Commenting on PM Orbán’s meeting with Russian President Putin, left-wing analysts suspect that Putin wants to use Hungarian support to lift EU sanctions. Pro-government columnists, on the other hand, think that PM Orbán pursued pragmatic Hungarian interests in Moscow.

At a joint press conference after their meeting in Moscow on Wednesday, both President Putin and Mr Orbán said that Russian-Hungarian relations are in great shape. They both agreed that the current gas transfer agreement is to be extended until 2019. President Putin underlined that Russia would build the contracted new blocks at the Paks nuclear plant (see BudaPost through 2013) and praised the Hungarian government’s policies concerning immigration. PM Orbán said that Hungarian industrial output is dependent on imported Russian energy. He added that the EU sanctions against Russia should be reconsidered in order to boost economic output in Europe. (The sanctions come up for renewal in July this year).

President Putin wanted to demonstrate before Thursdays’ EU summit that he has allies in the Union, Csaba Poór writes in Népszabadság. The left-wing columnist thinks that Mr Putin wants to use Hungary to help lift the EU sanctions against his country. In addition to the pragmatic interests Hungary and Russia have in common, Poór accuses Mr Orbán of sharing ideological similarities with the Russian President and experimenting with a highly centralized, illiberal democratic model.

In Népszava, Róbert Friss also thinks that President Putin wants to secure Hungary’s support in its struggle against EU sanctions. Friss acknowledges that the sanctions are harming both EU and Hungarian economic interests, but he still finds it problematic that PM Orbán puts national interests first and ignores Russia’s involvement in Eastern Ukraine.

Magyar Hírlap’s Gyula T. Máté praises PM Orbán for what he calls a courageous decision to visit Moscow a day ahead of the EU summit.
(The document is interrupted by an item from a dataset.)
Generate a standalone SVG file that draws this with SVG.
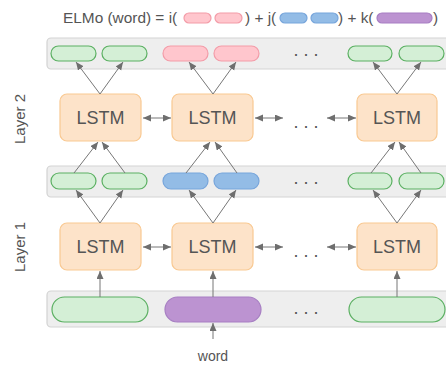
<svg xmlns="http://www.w3.org/2000/svg" width="446" height="365" viewBox="0 0 446 365">
<defs>
<marker id="ah" markerUnits="userSpaceOnUse" markerWidth="9" markerHeight="8" refX="8" refY="3.5" orient="auto-start-reverse">
<path d="M0,0 L8,3.5 L0,7 z" fill="#6e6e6e"/>
</marker>
</defs>
<style>
text{font-family:"Liberation Sans",Arial,sans-serif;fill:#555}
.band{fill:#eeeeee;stroke:#d3d3d3;stroke-width:1.2}
.g{fill:#d4efd6;stroke:#5bb062;stroke-width:1.2}
.p{fill:#ffc6cd;stroke:#f39ca8;stroke-width:1.2}
.b{fill:#93bce6;stroke:#77a5db;stroke-width:1.2}
.v{fill:#bc93d1;stroke:#a77fc3;stroke-width:1.2}
.lstm{fill:#fde3c9;stroke:#f9c992;stroke-width:1.2}
.lt{font-size:18px;text-anchor:middle}
.dots{font-size:18px;text-anchor:middle;fill:#555}
.lab{font-size:15px;text-anchor:middle}
.tt{font-size:15.4px}
.c{stroke:#777;stroke-width:1;fill:none}
.e{marker-end:url(#ah)}
.d{marker-start:url(#ah);marker-end:url(#ah)}
</style>

<g id="title">
<text class="tt" x="63" y="23">ELMo (word) = i(</text>
<rect class="p" x="184" y="13" width="27" height="10" rx="5"/>
<rect class="p" x="215" y="13" width="27" height="10" rx="5"/>
<text class="tt" x="245" y="23">) + j(</text>
<rect class="b" x="280" y="13" width="27" height="10" rx="5"/>
<rect class="b" x="311" y="13" width="27" height="10" rx="5"/>
<text class="tt" x="338" y="23">) + k(</text>
<rect class="v" x="377" y="13" width="55" height="10" rx="5"/>
<text class="tt" x="433" y="23">)</text>
</g>

<g id="label-layer2"><text class="lab" transform="translate(25,119) rotate(-90)">Layer 2</text></g>
<g id="label-layer1"><text class="lab" transform="translate(25,247) rotate(-90)">Layer 1</text></g>

<g id="band-top">
<rect class="band" x="47" y="38" width="410" height="31" rx="4"/>
<rect class="g" x="51" y="46" width="45" height="15" rx="7.5"/>
<rect class="g" x="102" y="46" width="45" height="15" rx="7.5"/>
<rect class="p" x="163" y="46" width="45" height="15" rx="7.5"/>
<rect class="p" x="214" y="46" width="45" height="15" rx="7.5"/>
<text class="dots" x="306" y="56">. . .</text>
<rect class="g" x="348" y="46" width="44" height="15" rx="7.5"/>
<rect class="g" x="399" y="46" width="45" height="15" rx="7.5"/>
</g>

<g id="band-mid">
<rect class="band" x="47" y="166" width="410" height="31" rx="4"/>
<rect class="g" x="51" y="173" width="45" height="16" rx="8"/>
<rect class="g" x="102" y="173" width="45" height="16" rx="8"/>
<rect class="b" x="163" y="173" width="45" height="16" rx="8"/>
<rect class="b" x="214" y="173" width="45" height="16" rx="8"/>
<text class="dots" x="306" y="184">. . .</text>
<rect class="g" x="348" y="173" width="44" height="16" rx="8"/>
<rect class="g" x="399" y="173" width="45" height="16" rx="8"/>
</g>

<g id="band-bottom">
<rect class="band" x="47" y="291" width="410" height="36" rx="4"/>
<rect class="g" x="52" y="297" width="96" height="25" rx="12.5"/>
<rect class="v" x="165" y="297" width="96" height="25" rx="12.5"/>
<text class="dots" x="306" y="314">. . .</text>
<rect class="g" x="349" y="297" width="96" height="25" rx="12.5"/>
</g>

<g id="lstm2-1"><rect class="lstm" x="60" y="94" width="81" height="47" rx="7"/><text class="lt" x="100.5" y="124">LSTM</text></g>
<g id="lstm2-2"><rect class="lstm" x="172" y="94" width="81" height="47" rx="7"/><text class="lt" x="212.5" y="124">LSTM</text></g>
<g id="lstm2-3"><rect class="lstm" x="357" y="94" width="80" height="47" rx="7"/><text class="lt" x="397" y="124">LSTM</text></g>
<g id="lstm1-1"><rect class="lstm" x="60" y="223" width="81" height="47" rx="7"/><text class="lt" x="100.5" y="253">LSTM</text></g>
<g id="lstm1-2"><rect class="lstm" x="172" y="223" width="81" height="47" rx="7"/><text class="lt" x="212.5" y="253">LSTM</text></g>
<g id="lstm1-3"><rect class="lstm" x="357" y="223" width="80" height="47" rx="7"/><text class="lt" x="397" y="253">LSTM</text></g>

<g id="dots-rows">
<text class="dots" x="306" y="128">. . .</text>
<text class="dots" x="306" y="257">. . .</text>
</g>

<g id="word"><text x="213" y="361" style="font-size:14px;text-anchor:middle">word</text></g>

<g id="connectors">
<path class="c e" d="M100,94 L76,62"/>
<path class="c e" d="M100,94 L123,62"/>
<path class="c e" d="M213,94 L189,62"/>
<path class="c e" d="M213,94 L236,62"/>
<path class="c e" d="M397,94 L373,62"/>
<path class="c e" d="M397,94 L421,62"/>
<path class="c e" d="M74,173 L98,142"/>
<path class="c e" d="M125,173 L102,142"/>
<path class="c e" d="M186,173 L210,142"/>
<path class="c e" d="M237,173 L215,142"/>
<path class="c e" d="M371,173 L395,142"/>
<path class="c e" d="M421,173 L399,142"/>
<path class="c e" d="M100,223 L76,190"/>
<path class="c e" d="M100,223 L123,190"/>
<path class="c e" d="M213,223 L189,190"/>
<path class="c e" d="M213,223 L236,190"/>
<path class="c e" d="M397,223 L373,190"/>
<path class="c e" d="M397,223 L421,190"/>
<path class="c e" d="M100,297 L100,271"/>
<path class="c e" d="M213,297 L213,271"/>
<path class="c e" d="M397,297 L397,271"/>
<path class="c e" d="M213,339 L213,323"/>
<path class="c d" d="M143,118 L171,118"/>
<path class="c d" d="M255,118 L283,118"/>
<path class="c d" d="M327,118 L356,118"/>
<path class="c d" d="M143,247 L171,247"/>
<path class="c d" d="M255,247 L283,247"/>
<path class="c d" d="M327,247 L356,247"/>
</g>
</svg>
The conservative pundit admits that President Putin had pragmatic economic and geopolitical reasons to invite PM Orbán, but cooperation also serves Hungary’s interests. Hungary is dependent on Russian energy, and Hungarian agricultural exports need Russian markets. In addition, without Russia’s involvement, the Syrian crisis and the flow of migrants from the Middle East cannot be resolved, Máté adds. Thus, he contends that PM Orbán pursued Hungarian national interests in Moscow.

PM Orbán’s visit was motivated by pure economic pragmatism while his allegiance to the EU cannot be questioned, Levente Sitkei comments in Magyar Idők. The pro-government columnist suggests that Russia has become a “capitalist Empire” that needs Hungary to reach the EU markets, and Hungary’s economy also needs Russia. Sitkei dismisses fears that Russia is a threat to Europe, recalling that Germany also maintains pragmatic relations with Moscow.